Discipline matters more than volume here. Add facts that are true, verifiable, and supported, and resist the urge to insert promotional language, which gets reverted and can draw negative attention to the entry. Wikidata is a public record, not a brand profile you control. Treat it as documentation of what independent sources already confirm, and it becomes the clean, machine-readable foundation the AI engines read.
Step three: connect the entity to the wider graph
An isolated entry is weaker than a connected one. Wikidata is a graph, and its power comes from relationships: your entity linked to the people who founded it, the industry it belongs to, the organizations it partners with, the places it operates. These links give an AI context, letting it understand not just isolated facts about you but where you sit in the broader web of related entities. A well-connected entry is more useful to the machine and therefore more likely to inform an answer.
Build these connections deliberately by linking your entity to the established entities it genuinely relates to, and by making sure identifiers, your official site, relevant profiles, are recorded so systems can cross-reference. The more coherently your entity is woven into the graph, and the more consistently your facts match across Wikidata, your site, and your external sources, the more confidently the AI repeats what it finds.

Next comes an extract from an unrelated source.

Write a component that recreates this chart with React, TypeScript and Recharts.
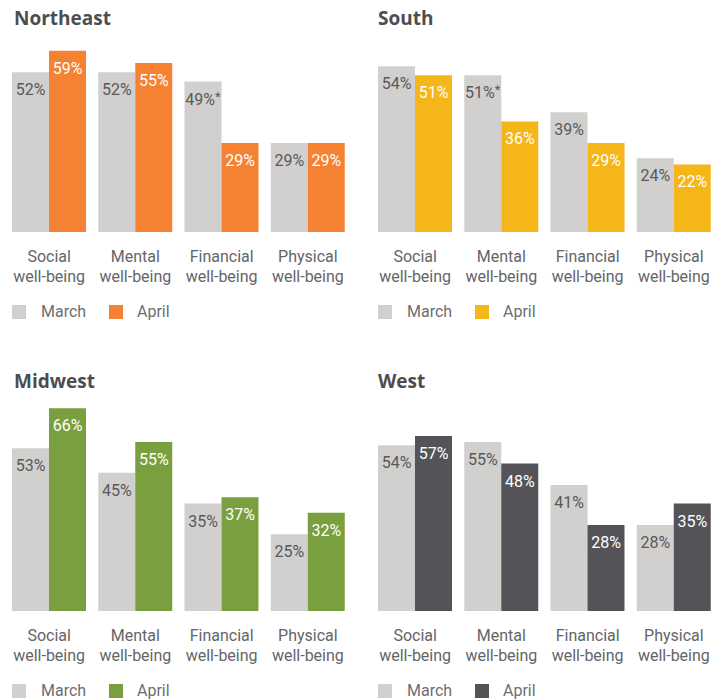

Wikidata AI search rewards the brands that treat the knowledge graph as infrastructure rather than an afterthought. Earn the independent coverage that anchors your facts, structure those facts in Wikidata with real references, and connect your entity into the wider graph so machines can place you. Do that and you stop hoping the AI describes you accurately and start giving it the corroborated, machine-readable record it was always going to trust more than your website.